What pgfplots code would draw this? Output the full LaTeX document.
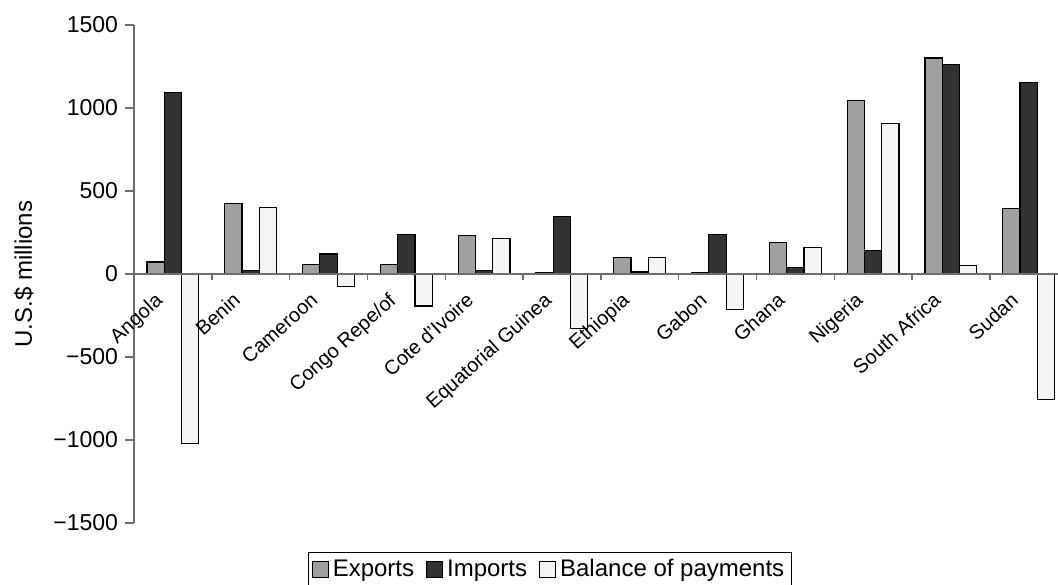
\documentclass[border=0pt]{standalone}
\usepackage{fontspec}
\setmainfont{Liberation Sans}
\usepackage{pgfplots}
\usepackage{pgfplotstable}
\pgfplotsset{compat=1.18}

\definecolor{expc}{RGB}{160,160,160}
\definecolor{impc}{RGB}{50,50,50}
\definecolor{balc}{RGB}{245,245,245}
\definecolor{axc}{RGB}{110,110,110}

\pgfplotstableread{
x exp imp bal
0 72 1092 -1020
1 427 20 403
2 55 120 -73
3 55 239 -193
4 230 20 212
5 10 348 -326
6 101 12 101
7 10 239 -216
8 188 41 160
9 1046 141 907
10 1301 1263 52
11 396 1155 -758
}\datatab

\newcommand{\tickfont}{\fontsize{11.5}{13}\selectfont}
\newcommand{\catfont}{\fontsize{10}{12}\selectfont}
\newcommand{\labfont}{\fontsize{12}{14}\selectfont}

\begin{document}
\begin{tikzpicture}
\begin{axis}[
  scale only axis, width=466.8pt, height=249pt,
  xmin=-0.5, xmax=11.5, ymin=-1500, ymax=1500,
  axis on top,
  axis y line=left, axis x line=middle,
  axis line style={-, draw=axc, line width=0.6pt},
  hide obscured x ticks=false, hide obscured y ticks=false,
  ybar=0pt, bar width=8.65pt,
  xtick={0,...,11},
  xticklabels={Angola,Benin,Cameroon,{Congo Repe/of},{Cote d'Ivoire},{Equatorial Guinea},Ethiopia,Gabon,Ghana,Nigeria,{South Africa},Sudan},
  x tick label style={xshift=-9.5pt, yshift=-4pt, rotate=42, anchor=north east, inner sep=0pt, font=\catfont},
  major x tick style={draw=none},
  minor xtick={-0.5,0.5,...,11.5},
  minor x tick style={draw=axc, line width=0.7pt},
  minor tick length=3pt,
  xtick align=outside,
  ytick={-1500,-1000,-500,0,500,1000,1500},
  yticklabels={{−1500},{−1000},{−500},0,500,1000,1500},
  ytick align=outside,
  major tick length=4.5pt,
  y tick style={draw=axc, line width=0.7pt},
  y tick label style={font=\tickfont},
  ylabel={U.S.\$ millions},
  ylabel style={at={(axis description cs:-0.118,0.5)}, anchor=center, font=\labfont},
  legend style={at={(axis description cs:0.4456,-0.058)}, anchor=north, legend columns=-1, draw=black, line width=0.5pt, font=\labfont, inner sep=1.5pt, /tikz/every even column/.append style={column sep=4pt}},
  legend image code/.code={\draw[#1, line width=0.5pt] (0pt,-4pt) rectangle (8pt,4pt);},
]
\addplot[fill=expc, draw=black, line width=0.6pt] table[x=x, y=exp] {\datatab};
\addplot[fill=impc, draw=black, line width=0.6pt] table[x=x, y=imp] {\datatab};
\addplot[fill=balc, draw=black, line width=0.6pt] table[x=x, y=bal] {\datatab};
\legend{Exports, Imports, Balance of payments}
\end{axis}
\pgfresetboundingbox
\path[use as bounding box] ([shift={(-67pt,-30.5pt)}]current axis.south west) rectangle ([shift={(462pt,261.5pt)}]current axis.south west);
\end{tikzpicture}
\end{document}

**SHORT TASK**
Write out the full set of lines verbatim, without the pictures.

**FULL OUTPUT**
What pgfplots code would draw this? Output the full LaTeX document.
\documentclass[border=0pt]{standalone}
\usepackage{fontspec}
\setmainfont{Liberation Sans}
\usepackage{pgfplots}
\usepackage{pgfplotstable}
\pgfplotsset{compat=1.18}

\definecolor{expc}{RGB}{160,160,160}
\definecolor{impc}{RGB}{50,50,50}
\definecolor{balc}{RGB}{245,245,245}
\definecolor{axc}{RGB}{110,110,110}

\pgfplotstableread{
x exp imp bal
0 72 1092 -1020
1 427 20 403
2 55 120 -73
3 55 239 -193
4 230 20 212
5 10 348 -326
6 101 12 101
7 10 239 -216
8 188 41 160
9 1046 141 907
10 1301 1263 52
11 396 1155 -758
}\datatab

\newcommand{\tickfont}{\fontsize{11.5}{13}\selectfont}
\newcommand{\catfont}{\fontsize{10}{12}\selectfont}
\newcommand{\labfont}{\fontsize{12}{14}\selectfont}

\begin{document}
\begin{tikzpicture}
\begin{axis}[
  scale only axis, width=466.8pt, height=249pt,
  xmin=-0.5, xmax=11.5, ymin=-1500, ymax=1500,
  axis on top,
  axis y line=left, axis x line=middle,
  axis line style={-, draw=axc, line width=0.6pt},
  hide obscured x ticks=false, hide obscured y ticks=false,
  ybar=0pt, bar width=8.65pt,
  xtick={0,...,11},
  xticklabels={Angola,Benin,Cameroon,{Congo Repe/of},{Cote d'Ivoire},{Equatorial Guinea},Ethiopia,Gabon,Ghana,Nigeria,{South Africa},Sudan},
  x tick label style={xshift=-9.5pt, yshift=-4pt, rotate=42, anchor=north east, inner sep=0pt, font=\catfont},
  major x tick style={draw=none},
  minor xtick={-0.5,0.5,...,11.5},
  minor x tick style={draw=axc, line width=0.7pt},
  minor tick length=3pt,
  xtick align=outside,
  ytick={-1500,-1000,-500,0,500,1000,1500},
  yticklabels={{−1500},{−1000},{−500},0,500,1000,1500},
  ytick align=outside,
  major tick length=4.5pt,
  y tick style={draw=axc, line width=0.7pt},
  y tick label style={font=\tickfont},
  ylabel={U.S.\$ millions},
  ylabel style={at={(axis description cs:-0.118,0.5)}, anchor=center, font=\labfont},
  legend style={at={(axis description cs:0.4456,-0.058)}, anchor=north, legend columns=-1, draw=black, line width=0.5pt, font=\labfont, inner sep=1.5pt, /tikz/every even column/.append style={column sep=4pt}},
  legend image code/.code={\draw[#1, line width=0.5pt] (0pt,-4pt) rectangle (8pt,4pt);},
]
\addplot[fill=expc, draw=black, line width=0.6pt] table[x=x, y=exp] {\datatab};
\addplot[fill=impc, draw=black, line width=0.6pt] table[x=x, y=imp] {\datatab};
\addplot[fill=balc, draw=black, line width=0.6pt] table[x=x, y=bal] {\datatab};
\legend{Exports, Imports, Balance of payments}
\end{axis}
\pgfresetboundingbox
\path[use as bounding box] ([shift={(-67pt,-30.5pt)}]current axis.south west) rectangle ([shift={(462pt,261.5pt)}]current axis.south west);
\end{tikzpicture}
\end{document}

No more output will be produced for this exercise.